Different papers taste different too but they were more subtle and didn't leave as lasting an impression in my mind.
 
Found this :-

http://www.pendemonium.com/ink_facts.htm

And I thought there was Stephens or Quink.

If memory serves, and it's getting thin nowadays, the ink I tasted in my younger days, (cheap school ink on the fingers etc.) tasted a bit like blood. I assume this has something to do with the iron content although given the extensive list in the link above there will as many tastes as there are inks.

Chewing newspaper (dried ink) :- to me the taste is dominated by the paper rather than the ink/newsprint.
 
I am one of those people who liked ink, as a kid I went through an ink phase. This was the 70's and I have not repeated the phase since so if the formula has changed I can't help you.
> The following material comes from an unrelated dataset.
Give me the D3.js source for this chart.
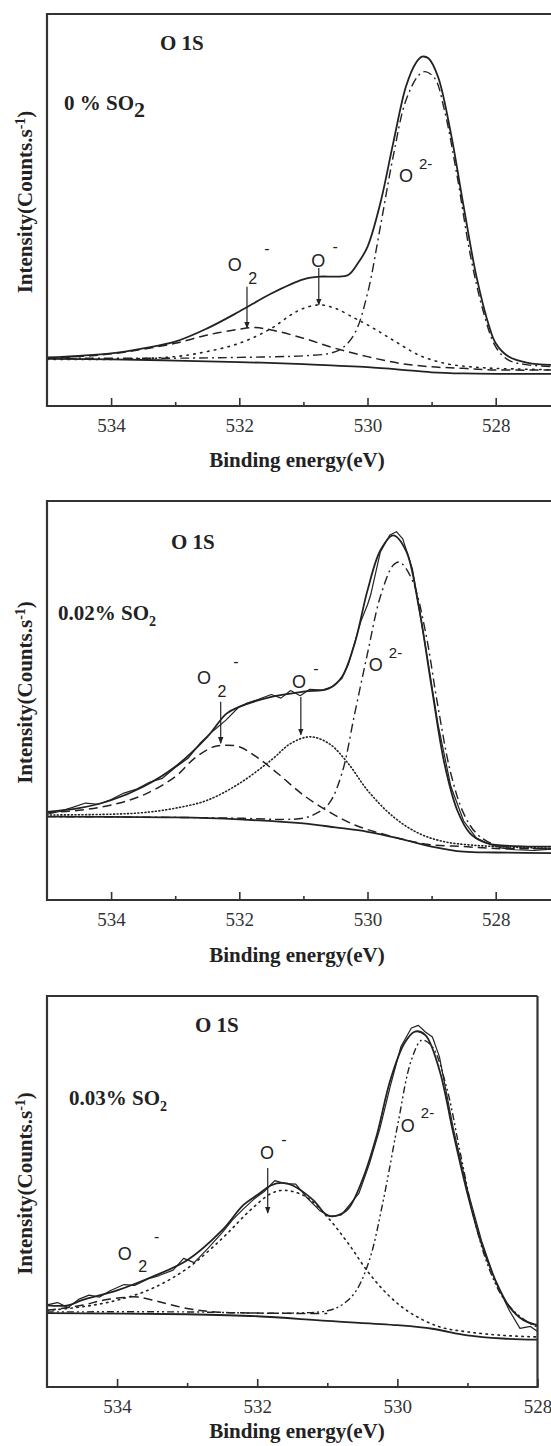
<!DOCTYPE html>
<html>
<head>
<meta charset="utf-8">
<script src="https://cdn.jsdelivr.net/npm/d3@7"></script>
<style>
  body { margin: 0; background: #fff; }
  svg { display: block; }
</style>
</head>
<body>
<div id="chart"></div>
<script>
// O 1s XPS spectra, three SO2 levels. Points are [binding energy (eV), intensity (a.u.)]
// intensity runs 0 (bottom axis) .. 100 (top of frame)

var majorTicks = [534, 532, 530, 528];
var minorTicks = [533, 531, 529];

// ---- 0 % SO2
var p1Envelope = [[535,12.4],[534.5,12.8],[534,13.4],[533.5,14.7],[533,16.4],[532.5,19.8],[532,24.1],[531.5,28.7],[531,32.3],[530.75,33.0],[530.5,33.0],[530.3,33.4],[530.15,36.4],[530,40.6],[529.8,51.7],[529.6,67],[529.4,81.5],[529.25,87.4],[529.15,89.1],[529.05,88.7],[528.9,84],[528.7,69.6],[528.5,50.9],[528.3,33],[528.1,20.2],[528,16],[527.8,12.6],[527.5,11],[527,10.4]];
var p1Background = [[535,12.0],[534,11.9],[533,11.6],[532,11.2],[531,10.7],[530.5,10.3],[530,9.9],[529.5,9.3],[529,8.6],[528.5,8.3],[528,8.2],[527,8.2]];
var p1Lattice = [[535,12.2],[533,12.2],[532,12.4],[531,12.8],[530.6,13.4],[530.4,14.7],[530.2,18.5],[530,28.7],[529.8,45.7],[529.6,63.6],[529.4,78],[529.2,84.4],[529.1,85.3],[528.95,83.6],[528.8,75.5],[528.6,58.5],[528.4,38.9],[528.2,24.5],[528,15.1],[527.8,11.7],[527.5,10.5],[527,10]];
var p1Oxide = [[535,11.9],[534,11.9],[533,12.6],[532.5,13.9],[532,16],[531.5,19.8],[531.2,23.2],[531,24.9],[530.75,25.8],[530.5,24.9],[530.2,22.4],[530,20.7],[529.6,16.8],[529.2,13],[528.8,10.9],[528.4,10],[528,9.6],[527,9.2]];
var p1Superoxide = [[535,12.2],[534.5,12.6],[534,13.3],[533.5,14.5],[533,16],[532.5,18.1],[532,19.6],[531.75,20],[531.5,19.4],[531,17.3],[530.5,14.7],[530,12.6],[529.5,10.9],[529,10],[528.5,9.6],[528,9.2],[527,9.2]];

// ---- 0.02 % SO2
var p2Raw = [[535,21.5],[534.8,22.2],[534.6,23.2],[534.4,24.3],[534.2,24.0],[534,25.2],[533.8,26.8],[533.6,27.8],[533.4,29.5],[533.2,30.5],[533,33.2],[532.8,35.5],[532.6,39.5],[532.4,42.5],[532.2,45.2],[532,48.5],[531.9,49.2],[531.7,50.3],[531.5,51.5],[531.35,50.6],[531.2,52.5],[531.05,51.2],[530.9,52.8],[530.7,52.6],[530.55,53.5],[530.4,55.5],[530.3,59],[530.2,64.5],[530.1,70],[530,74],[529.95,76.5],[529.8,87.2],[529.65,91.5],[529.55,92.3],[529.45,90.5],[529.3,83],[529.1,64],[528.9,44],[528.7,28.5],[528.5,19.8],[528.3,15.5],[528.1,14.0],[527.9,13.0],[527.7,12.6],[527.4,12.4],[527,12.9]];
var p2Envelope = [[535,22.1],[534.5,23],[534,25],[533.5,28.4],[533,33.4],[532.5,40.9],[532.2,46.7],[532,48.4],[531.5,50.9],[531,52.2],[530.6,53],[530.4,55.9],[530.2,64.3],[530,77.6],[529.8,87.6],[529.6,91.4],[529.4,87.6],[529.2,73.5],[529,53.4],[528.8,34.2],[528.6,22.5],[528.4,16.7],[528.2,14.6],[528,13.8],[527.5,13.4],[527,13.4]];
var p2Background = [[535,20.9],[533,20.7],[532,20.2],[531,19.2],[530.5,18.2],[530,17.1],[529.5,15.4],[529,13.4],[528.5,12.1],[528,11.9],[527,11.7]];
var p2Lattice = [[535,20.9],[533,20.7],[532,20.5],[531.3,20.2],[531,20.5],[530.8,21.7],[530.6,24.2],[530.4,31.7],[530.2,46.7],[530,61.8],[529.8,76],[529.6,83.9],[529.5,84.7],[529.3,80.1],[529.1,67.6],[528.9,48.4],[528.7,31.7],[528.5,21.7],[528.3,16.7],[528,13.8],[527,12.9]];
var p2Oxide = [[535,21.3],[534,21.5],[533.5,21.9],[533,23],[532.5,25],[532,29.2],[531.5,35.1],[531.2,39.2],[530.9,40.9],[530.6,39.2],[530.3,34.2],[530,27.5],[529.6,20.9],[529.2,16.7],[528.8,14.6],[528.4,13.8],[528,13.4],[527,12.9]];
var p2Superoxide = [[535,21.9],[534.5,22.5],[534,23.8],[533.5,26.3],[533,30.9],[532.7,35.5],[532.4,38.4],[532.2,38.8],[532,38.4],[531.7,35.5],[531.4,31.7],[531,26.3],[530.6,22.1],[530.2,18.8],[529.8,16.7],[529.4,15],[529,13.8],[528.5,13.4],[528,12.9],[527,12.9]];

// ---- 0.03 % SO2
var p3Raw = [[535,21.0],[534.85,21.6],[534.7,20.3],[534.55,22.4],[534.4,23.5],[534.25,23.0],[534.1,24.6],[533.9,26.2],[533.75,26.0],[533.55,27.7],[533.4,28.5],[533.2,29.9],[533.05,32.9],[532.9,31.8],[532.7,35.5],[532.5,39.5],[532.35,42.8],[532.2,45.5],[532.05,48.0],[531.9,50.0],[531.75,52.8],[531.6,52.0],[531.45,51.9],[531.3,48.6],[531.1,45.0],[530.95,43.6],[530.8,44.0],[530.7,46.2],[530.55,49.5],[530.4,57],[530.25,66],[530.1,77],[529.95,87],[529.8,91.8],[529.7,92.5],[529.6,90.8],[529.5,89.5],[529.4,84.5],[529.2,66],[529,50.5],[528.8,37.5],[528.6,27],[528.4,19.5],[528.25,15.0],[528.1,15.5],[528,14.2]];
var p3Envelope = [[535,20.9],[534.7,20.9],[534.5,22.2],[534,24.7],[533.5,28.2],[533,32.4],[532.5,40.1],[532.2,46.5],[532,49.1],[531.8,51.6],[531.65,52.2],[531.5,51.6],[531.2,47.8],[531,43.9],[530.85,43.9],[530.7,45.6],[530.5,52.9],[530.3,64],[530.1,78.5],[529.9,87.9],[529.75,90.9],[529.6,90],[529.4,81.1],[529.2,64.8],[529,49.5],[528.8,36.7],[528.6,27.3],[528.4,20.5],[528.2,17.1],[528,15.8]];
var p3Background = [[535,18.9],[533,18.6],[532,18.1],[531,16.9],[530,15.8],[529.5,14.9],[529,13.2],[528.5,12.4],[528,12.1]];
var p3Lattice = [[535,19.2],[533,19.2],[532,18.9],[531.5,18.9],[531,19.5],[530.8,20.9],[530.6,24.3],[530.4,32.4],[530.2,47.8],[530,66.6],[529.8,83.6],[529.65,88.7],[529.5,87],[529.3,76.8],[529.1,59.7],[528.9,42.7],[528.7,30.7],[528.5,23],[528.3,18.8],[528.1,16.2],[528,15.4]];
var p3Oxide = [[535,19.6],[534.5,20.5],[534,22.2],[533.5,25.2],[533,30.3],[532.5,38],[532.1,45.2],[531.8,49.5],[531.6,50.3],[531.3,48.6],[531,43.5],[530.7,36.7],[530.4,29],[530.1,23],[529.8,18.8],[529.4,15.4],[529,14.1],[528.5,13.2],[528,12.8]];
var p3Superoxide = [[535,19.6],[534.5,20.9],[534.2,22.2],[533.9,22.9],[533.7,23],[533.4,21.8],[533,20.1],[532.6,19.2],[532,18.9],[531,18.8]];

// annotations: [kind, energy, intensity] of the "O" glyph centre, and arrow [energy, from, to]
var p1Labels = [["O2-", 532.07, 36], ["O-", 530.77, 37.1], ["O2-lat", 529.40, 58.9]];
var p1Arrows = [[531.88, 30.4, 19.9], [530.76, 35.2, 25.8]];
var p2Labels = [["O2-", 532.55, 55.7], ["O-", 531.07, 54.7], ["O2-lat", 529.87, 58.9]];
var p2Arrows = [[532.29, 49.7, 39.3], [531.04, 50.9, 41.4]];
var p3Labels = [["O2-", 533.89, 34.2], ["O-", 531.86, 59.9], ["O2-lat", 529.85, 67]];
var p3Arrows = [[531.85, 56, 44.5]];

var serif = "'Liberation Serif', 'Times New Roman', serif";
var sans = "'Liberation Sans', Arial, sans-serif";
var ink = "#222";

var panels = [
  { top: 14, bottom: 406, right: 47 + 8 * 64.1, xmin: 527, closed: false, titleDy: 61,
    conc: "0 % SO", bigSub: true, o1s: [113, 36], concPos: [17, 96],
    envelope: p1Envelope, raw: null, background: p1Background,
    lattice: p1Lattice, latticeDash: "9,4,2,4",
    oxide: p1Oxide, oxideDash: "1.5,5.5",
    superoxide: p1Superoxide, labels: p1Labels, arrows: p1Arrows },
  { top: 501, bottom: 900, right: 47 + 8 * 64.1, xmin: 527, closed: false, titleDy: 62,
    conc: "0.02% SO", bigSub: false, o1s: [124, 48], concPos: [11, 119],
    envelope: p2Envelope, raw: p2Raw, background: p2Background,
    lattice: p2Lattice, latticeDash: "9,4,2,4",
    oxide: p2Oxide, oxideDash: "1,2.5",
    superoxide: p2Superoxide, labels: p2Labels, arrows: p2Arrows },
  { top: 996, bottom: 1387, right: 537.5, xmin: 528, closed: true, titleDy: 51,
    conc: "0.03% SO", bigSub: false, o1s: [148, 36], concPos: [22, 109],
    envelope: p3Envelope, raw: p3Raw, background: p3Background,
    lattice: p3Lattice, latticeDash: "7,3,2,3,2,3",
    oxide: p3Oxide, oxideDash: "1.5,4.5",
    superoxide: p3Superoxide, labels: p3Labels, arrows: p3Arrows }
];

var svg = d3.select("#chart").append("svg")
  .attr("width", 551).attr("height", 1446)
  .attr("viewBox", [0, 0, 551, 1446]);

svg.append("defs").append("marker")
  .attr("id", "head")
  .attr("viewBox", "0 0 10 10")
  .attr("refX", 9).attr("refY", 5)
  .attr("markerWidth", 7).attr("markerHeight", 7)
  .attr("markerUnits", "userSpaceOnUse")
  .attr("orient", "auto")
  .append("path").attr("d", "M0,1 L10,5 L0,9 Z").attr("fill", ink);

var left = 47;

panels.forEach(function(p) {
  var x = d3.scaleLinear().domain([535, p.xmin]).range([left, p.right]);
  var y = d3.scaleLinear().domain([0, 100]).range([p.bottom, p.top]);
  var g = svg.append("g");

  var smooth = d3.line().x(function(d) { return x(d[0]); }).y(function(d) { return y(d[1]); })
    .curve(d3.curveCatmullRom.alpha(0.5));
  var jagged = d3.line().x(function(d) { return x(d[0]); }).y(function(d) { return y(d[1]); });

  function draw(data, lineGen, width, dash, cap) {
    g.append("path").datum(data)
      .attr("d", lineGen)
      .attr("fill", "none")
      .attr("stroke", ink)
      .attr("stroke-width", width)
      .attr("stroke-dasharray", dash || null)
      .attr("stroke-linecap", cap || "butt")
      .attr("stroke-linejoin", "round");
  }

  draw(p.background, smooth, 1.8);
  draw(p.superoxide, smooth, 1.5, "9,5");
  draw(p.oxide, smooth, 1.6, p.oxideDash, "round");
  draw(p.lattice, smooth, 1.4, p.latticeDash);
  if (p.raw) draw(p.raw, jagged, 1.2);
  draw(p.envelope, smooth, 1.8);

  // frame (right side is cut off for the first two panels)
  var fr = p.closed ? p.right : 560;
  var frame = "M" + fr + "," + p.top + "H" + left + "V" + p.bottom + "H" + fr;
  if (p.closed) frame += "V" + p.top;
  g.append("path").attr("d", frame)
    .attr("fill", "none").attr("stroke", "#333").attr("stroke-width", 2.2);

  // ticks point inwards
  var major = g.append("g").attr("transform", "translate(0," + p.bottom + ")")
    .call(d3.axisBottom(x).tickValues(majorTicks).tickSize(-8).tickPadding(13).tickFormat(d3.format("d")));
  var minor = g.append("g").attr("transform", "translate(0," + p.bottom + ")")
    .call(d3.axisBottom(x).tickValues(minorTicks).tickSize(-4).tickFormat(""));
  [major, minor].forEach(function(a) {
    a.select(".domain").remove();
    a.selectAll("line").attr("stroke", "#333").attr("stroke-width", 1.6);
  });
  major.selectAll("text")
    .attr("font-family", serif).attr("font-size", 19).attr("fill", "#333");

  g.append("text")
    .attr("x", (left + 551) / 2 - 2).attr("y", p.bottom + p.titleDy)
    .attr("text-anchor", "middle")
    .attr("font-family", serif).attr("font-weight", "bold").attr("font-size", 21)
    .attr("fill", ink)
    .text("Binding energy(eV)");

  var yt = g.append("text")
    .attr("transform", "translate(32," + ((p.top + p.bottom) / 2 - 8) + ") rotate(-90)")
    .attr("text-anchor", "middle")
    .attr("font-family", serif).attr("font-weight", "bold").attr("font-size", 21)
    .attr("fill", ink);
  yt.append("tspan").text("Intensity(Counts.s");
  yt.append("tspan").attr("dy", -7).attr("font-size", 14).text("-1");
  yt.append("tspan").attr("dy", 7).text(")");

  g.append("text")
    .attr("x", left + p.o1s[0]).attr("y", p.top + p.o1s[1])
    .attr("font-family", serif).attr("font-weight", "bold").attr("font-size", 21)
    .attr("fill", ink).text("O 1S");

  var ct = g.append("text")
    .attr("x", left + p.concPos[0]).attr("y", p.top + p.concPos[1])
    .attr("font-family", serif).attr("font-weight", "bold").attr("font-size", 21)
    .attr("fill", ink);
  ct.append("tspan").text(p.conc);
  ct.append("tspan")
    .attr("dy", p.bigSub ? 7 : 6)
    .attr("font-size", p.bigSub ? 22 : 14)
    .text("2");

  // peak labels
  p.labels.forEach(function(l) {
    var lx = x(l[1]), ly = y(l[2]);
    var t = g.append("g").attr("transform", "translate(" + lx + "," + ly + ")")
      .attr("font-family", sans).attr("fill", ink);
    t.append("text").attr("text-anchor", "middle").attr("dy", "0.36em")
      .attr("font-size", 18).text("O");
    if (l[0] === "O2-") {
      t.append("text").attr("x", 18).attr("y", 13).attr("dy", "0.36em")
        .attr("text-anchor", "middle").attr("font-size", 16).text("2");
      t.append("text").attr("x", 32).attr("y", -17).attr("dy", "0.36em")
        .attr("text-anchor", "middle").attr("font-size", 16).text("-");
    } else if (l[0] === "O-") {
      t.append("text").attr("x", 17).attr("y", -14).attr("dy", "0.36em")
        .attr("text-anchor", "middle").attr("font-size", 16).text("-");
    } else {
      t.append("text").attr("x", 13).attr("y", -12).attr("dy", "0.36em")
        .attr("font-size", 15).text("2-");
    }
  });

  p.arrows.forEach(function(a) {
    g.append("line")
      .attr("x1", x(a[0])).attr("x2", x(a[0]))
      .attr("y1", y(a[1])).attr("y2", y(a[2]))
      .attr("stroke", ink).attr("stroke-width", 1.2)
      .attr("marker-end", "url(#head)");
  });
});
</script>
</body>
</html>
Metalic, sort of like a blood taste but thicker and stronger. Not very pleasant in taste but not all that bad. Can feel slimy if you get a big mouthful, especially with ball point pens which have very thick ink. You get great reactions when you smile, well when your 7 you do anyway.

It was a kiddy phase this ink, one I don't plan to repeat.
 
I love to read all confessions. You lot are so weird and I love that. LOL. Back in the days when I used to ink blueprints I also had to taste ink but I never developed a habit to eat it regularly and I certainly didn't think about eating dentists. What I would say about ink is that it varies on taste, some are milder than others, but they all taste metallic, poisonous and mostly unpleasant ... and also ink never tastes like chicken.
 
I agree, ctg. It's fantastic to find out what people got up to. And thank you very much for the information. I'd like to stay away from blood or I'll be verging on vampire (*) territory. Metallic and poisonous is great.

('she sat up, spitting out a mouthful of ink. What astonished her more than the fall, more than the capture itself, was that the ink tasted nothing at all like chicken.')

(*) The unwritten Gilderoy Lockhart book, 'Verging on Vampires'.